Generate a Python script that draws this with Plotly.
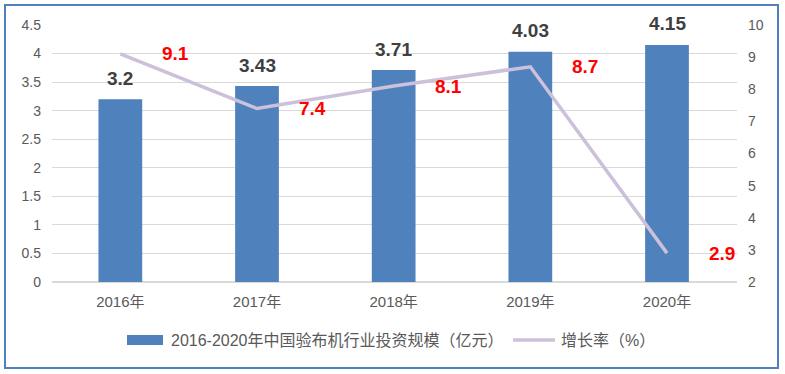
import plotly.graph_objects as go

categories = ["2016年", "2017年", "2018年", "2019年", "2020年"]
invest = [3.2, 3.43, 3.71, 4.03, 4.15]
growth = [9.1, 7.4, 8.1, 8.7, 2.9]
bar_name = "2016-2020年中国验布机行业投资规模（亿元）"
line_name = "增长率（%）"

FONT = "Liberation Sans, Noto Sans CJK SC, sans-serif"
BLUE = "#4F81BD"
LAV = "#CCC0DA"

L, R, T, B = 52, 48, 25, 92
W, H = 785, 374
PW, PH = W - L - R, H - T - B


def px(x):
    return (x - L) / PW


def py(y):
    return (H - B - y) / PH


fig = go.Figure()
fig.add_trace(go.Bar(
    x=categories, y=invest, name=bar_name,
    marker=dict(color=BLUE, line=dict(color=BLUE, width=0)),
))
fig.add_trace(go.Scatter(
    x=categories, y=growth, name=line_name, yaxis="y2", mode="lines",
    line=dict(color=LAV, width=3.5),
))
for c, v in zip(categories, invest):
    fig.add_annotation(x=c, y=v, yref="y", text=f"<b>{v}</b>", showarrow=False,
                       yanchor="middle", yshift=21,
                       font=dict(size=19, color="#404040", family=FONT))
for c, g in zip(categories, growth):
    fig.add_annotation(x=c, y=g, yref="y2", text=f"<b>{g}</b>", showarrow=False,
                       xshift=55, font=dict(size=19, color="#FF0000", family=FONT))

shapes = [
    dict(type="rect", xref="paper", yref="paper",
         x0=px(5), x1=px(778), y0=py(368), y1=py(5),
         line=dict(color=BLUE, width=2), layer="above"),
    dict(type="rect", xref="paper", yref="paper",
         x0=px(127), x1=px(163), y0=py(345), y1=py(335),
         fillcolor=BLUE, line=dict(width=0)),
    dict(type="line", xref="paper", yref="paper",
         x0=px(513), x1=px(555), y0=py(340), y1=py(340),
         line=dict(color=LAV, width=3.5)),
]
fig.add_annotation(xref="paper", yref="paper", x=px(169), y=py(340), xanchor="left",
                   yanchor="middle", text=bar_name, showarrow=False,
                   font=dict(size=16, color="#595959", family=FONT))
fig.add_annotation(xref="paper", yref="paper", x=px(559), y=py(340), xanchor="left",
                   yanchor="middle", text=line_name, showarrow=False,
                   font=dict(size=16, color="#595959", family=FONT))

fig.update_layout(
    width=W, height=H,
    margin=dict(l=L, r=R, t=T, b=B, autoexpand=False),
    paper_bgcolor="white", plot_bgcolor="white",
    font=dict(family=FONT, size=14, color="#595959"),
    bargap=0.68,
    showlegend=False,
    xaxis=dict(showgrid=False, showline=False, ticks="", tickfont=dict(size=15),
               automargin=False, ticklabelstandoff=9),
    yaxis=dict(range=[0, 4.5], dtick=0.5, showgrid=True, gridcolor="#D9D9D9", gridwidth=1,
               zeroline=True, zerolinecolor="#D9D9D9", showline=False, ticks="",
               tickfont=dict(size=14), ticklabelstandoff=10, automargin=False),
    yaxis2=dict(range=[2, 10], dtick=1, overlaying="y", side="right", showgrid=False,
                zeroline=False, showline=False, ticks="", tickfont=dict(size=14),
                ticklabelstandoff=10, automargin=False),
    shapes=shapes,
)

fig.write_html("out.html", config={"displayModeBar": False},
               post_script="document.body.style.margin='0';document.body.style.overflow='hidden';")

*Exercise goal:* Copy the data word for word. Pictures do not go in the copy.

*Response for this exercise:*
Generate a Python script that draws this with Plotly.
import plotly.graph_objects as go

categories = ["2016年", "2017年", "2018年", "2019年", "2020年"]
invest = [3.2, 3.43, 3.71, 4.03, 4.15]
growth = [9.1, 7.4, 8.1, 8.7, 2.9]
bar_name = "2016-2020年中国验布机行业投资规模（亿元）"
line_name = "增长率（%）"

FONT = "Liberation Sans, Noto Sans CJK SC, sans-serif"
BLUE = "#4F81BD"
LAV = "#CCC0DA"

L, R, T, B = 52, 48, 25, 92
W, H = 785, 374
PW, PH = W - L - R, H - T - B


def px(x):
    return (x - L) / PW


def py(y):
    return (H - B - y) / PH


fig = go.Figure()
fig.add_trace(go.Bar(
    x=categories, y=invest, name=bar_name,
    marker=dict(color=BLUE, line=dict(color=BLUE, width=0)),
))
fig.add_trace(go.Scatter(
    x=categories, y=growth, name=line_name, yaxis="y2", mode="lines",
    line=dict(color=LAV, width=3.5),
))
for c, v in zip(categories, invest):
    fig.add_annotation(x=c, y=v, yref="y", text=f"<b>{v}</b>", showarrow=False,
                       yanchor="middle", yshift=21,
                       font=dict(size=19, color="#404040", family=FONT))
for c, g in zip(categories, growth):
    fig.add_annotation(x=c, y=g, yref="y2", text=f"<b>{g}</b>", showarrow=False,
                       xshift=55, font=dict(size=19, color="#FF0000", family=FONT))

shapes = [
    dict(type="rect", xref="paper", yref="paper",
         x0=px(5), x1=px(778), y0=py(368), y1=py(5),
         line=dict(color=BLUE, width=2), layer="above"),
    dict(type="rect", xref="paper", yref="paper",
         x0=px(127), x1=px(163), y0=py(345), y1=py(335),
         fillcolor=BLUE, line=dict(width=0)),
    dict(type="line", xref="paper", yref="paper",
         x0=px(513), x1=px(555), y0=py(340), y1=py(340),
         line=dict(color=LAV, width=3.5)),
]
fig.add_annotation(xref="paper", yref="paper", x=px(169), y=py(340), xanchor="left",
                   yanchor="middle", text=bar_name, showarrow=False,
                   font=dict(size=16, color="#595959", family=FONT))
fig.add_annotation(xref="paper", yref="paper", x=px(559), y=py(340), xanchor="left",
                   yanchor="middle", text=line_name, showarrow=False,
                   font=dict(size=16, color="#595959", family=FONT))

fig.update_layout(
    width=W, height=H,
    margin=dict(l=L, r=R, t=T, b=B, autoexpand=False),
    paper_bgcolor="white", plot_bgcolor="white",
    font=dict(family=FONT, size=14, color="#595959"),
    bargap=0.68,
    showlegend=False,
    xaxis=dict(showgrid=False, showline=False, ticks="", tickfont=dict(size=15),
               automargin=False, ticklabelstandoff=9),
    yaxis=dict(range=[0, 4.5], dtick=0.5, showgrid=True, gridcolor="#D9D9D9", gridwidth=1,
               zeroline=True, zerolinecolor="#D9D9D9", showline=False, ticks="",
               tickfont=dict(size=14), ticklabelstandoff=10, automargin=False),
    yaxis2=dict(range=[2, 10], dtick=1, overlaying="y", side="right", showgrid=False,
                zeroline=False, showline=False, ticks="", tickfont=dict(size=14),
                ticklabelstandoff=10, automargin=False),
    shapes=shapes,
)

fig.write_html("out.html", config={"displayModeBar": False},
               post_script="document.body.style.margin='0';document.body.style.overflow='hidden';")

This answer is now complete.